J’ai ressenti ma ruralité dès mon plus jeune âge. Mon amour pour les rivières, les ruisseaux, et la variété folle de la verdure m’a enlacé dans une parfaite symbiose avec la nature, avec mon paysage. Ma nature paysanne était adorée démesurément, les champs et les bois de mon territoire constituaient, pour le bambin que j’étais, un royaume d’enfance, un véritable paradis.
Les chants d’oiseaux que j’imitais, les senteurs hivernales, tout semblait converger pour faire de moi, ce petit être riche de quelque chose. Quoi exactement ? Je ne le savais pas encore, mais tout ce qui m’entourait était une source constante d’émerveillement.
Avant même d’atteindre le Dara ou l’école des Toubabs, avant 1956, j’étais d’abord le Daara, où, d’une manière que je ne saurais expliquer, je lisais et écrivais déjà le français !
Ma rencontre avec le Grand-père Léopold Sédar SENGHOR a été un point de départ significatif pour un long parcours littéraire. Retenez simplement ceci : c’est avec lui que j’ai pris conscience de mon souffle poétique. Cependant, avec Boileau, j’ai failli me retrouver à n’écrire qu’en Alexandrin.
Si tout cela n’est que le prélude à une prédestination, le point de départ peut être situé lors d’une journée ensoleillée à 13h, lorsque SENGHOR, me voyant seul sur le chemin de l’école, s’exclama en me montrant à Belal LY : “Il va fondre sous le soleil ce petit bout d’homme !”
“Le petit bout d’homme” sur le chemin de l’école, c’était moi.
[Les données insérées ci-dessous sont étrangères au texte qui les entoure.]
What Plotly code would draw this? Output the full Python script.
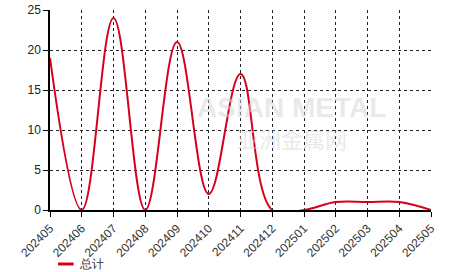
import plotly.graph_objects as go

months = ["202405", "202406", "202407", "202408", "202409", "202410", "202411",
          "202412", "202501", "202502", "202503", "202504", "202505"]
total = [19, 0, 24, 0, 21, 2, 17, 0, 0, 1, 1, 1, 0]
series_name = "总计"
y_ticks = [0, 5, 10, 15, 20, 25]
line_color = "#d6001c"

fig = go.Figure()
fig.add_trace(go.Scatter(
    x=months, y=total, mode="lines", name=series_name, showlegend=False,
    line=dict(color=line_color, width=2, shape="spline", smoothing=1.1),
))

# watermark
fig.add_annotation(text="<b>ASIAN METAL</b>", xref="paper", yref="paper", x=0.635, y=0.515,
                   showarrow=False, font=dict(size=28, color="rgba(215,215,215,0.55)",
                                              family="Liberation Sans"))
fig.add_annotation(text="亚洲金属网", xref="paper", yref="paper", x=0.635, y=0.36,
                   showarrow=False, font=dict(size=22, color="rgba(215,215,215,0.55)",
                                              family="Noto Sans CJK SC"))

# legend key, placed low enough not to touch the rotated tick labels
fig.add_shape(type="line", xref="paper", yref="paper", x0=0.021, x1=0.062,
              y0=-0.27, y1=-0.27, line=dict(color=line_color, width=3))
fig.add_annotation(text=series_name, xref="paper", yref="paper", x=0.072, y=-0.27,
                   xanchor="left", yanchor="middle", showarrow=False,
                   font=dict(size=12, color="#333"))

fig.update_layout(
    width=466, height=272,
    margin=dict(l=50, r=35, t=10, b=62, autoexpand=False),
    paper_bgcolor="white", plot_bgcolor="white",
    font=dict(family="Liberation Sans, Arial", size=12, color="#222"),
    showlegend=False,
    xaxis=dict(
        type="category", range=[0, 12], tickangle=-45, automargin=False,
        showgrid=True, gridcolor="#222", griddash="dot", gridwidth=1,
        showline=True, linecolor="black", linewidth=1.5,
        ticks="outside", ticklen=5, tickcolor="black",
        tickfont=dict(size=12, color="#333"), zeroline=False,
    ),
    yaxis=dict(
        range=[0, 25], tickvals=y_ticks, automargin=False,
        showgrid=True, gridcolor="#222", griddash="dot", gridwidth=1,
        showline=True, linecolor="black", linewidth=1.5,
        ticks="outside", ticklen=5, tickcolor="black",
        tickfont=dict(size=12, color="#222"), zeroline=False,
    ),
)

fig.write_html("out.html")
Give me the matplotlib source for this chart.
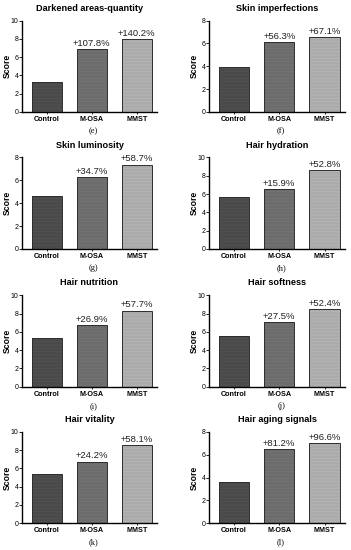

Dès le lendemain, le Président de la République dépêcha quelqu’un pour me conduire à la Résidence Présidentielle pour les deux années du CM1 et CM2 !
Si un commencement doit être identifié, c’est certainement lorsque j’ai commencé à lire des fragments des feuilles du Poète Président. J’ai été transformé par la beauté, la douceur et la singularité de ce que je lisais. Ainsi, dès le CM1, j’ai commencé à imiter l’inimitable !
J’ai satisfait ma curiosité en parcourant la littérature française du 16e au 18e siècle. Bien que difficile d’imiter SENGHOR, j’appréciais la lecture des grands de la littérature française tels que Ronsard, Diderot, Musset, Montaigne, Maupassant, Lafontaine, Hugo… et particulièrement Montesquieu et Boileau.
Montesquieu a marqué le CM2, où j’ai aidé une amie en France pour un exposé sur les différents courants politiques. J’avais récemment terminé Montesquieu quand elle m’a contacté. J’ai préparé et envoyé son exposé, ce qui a provoqué quelques ennuis avec son père qui pensait que c’était le travail d’un instituteur.
Quant à Nicolas Boileau dit Despréaux, j’apprécie sa maîtrise alexandrine pour composer des vers de 12 pieds avec une césure flagrante à mi-vers, et son courage dans les épîtres destinées aux divers apôtres de sa République. Cette politesse, très utile à tout dirigeant écoutant avec raison et bon sens, me liait agréablement au Président Abdou Diouf, doué d’une capacité d’écoute difficilement égalée.
Pour conclure, retenez que grâce à Léopold Sédar SENGHOR, j’ai pris conscience de
mon instinct poétique, et grâce à Boileau, j’ai failli n’écrire qu’en Alexandrin. Cependant, dans l’immense univers de la poésie, ma Muse sensible et ma plume ont su demeurer paysagistes, en harmonie avec l’âme de la vie de toute galaxie.
Je considère l’écriture comme un moyen pratique pour un voyageur invétéré tel que moi, enraciné paradoxalement dans son terroir, de naviguer dans ce vaste monde d’idées.
Je crois en l’unité de l’humanité, une grande fraternité où l’on reçoit plus que l’on ne peut donner. Dans cette perspective, il est préférable de s’ouvrir aux apports enrichissants du dialogue, éclairé par les va-leurs originelles des sociétés humaines. Les réponses que je recueille contribuent à approfondir notre compréhension de la scène littéraire sénégalaise et à célébrer la diversité des voix et des histoires qui la composent.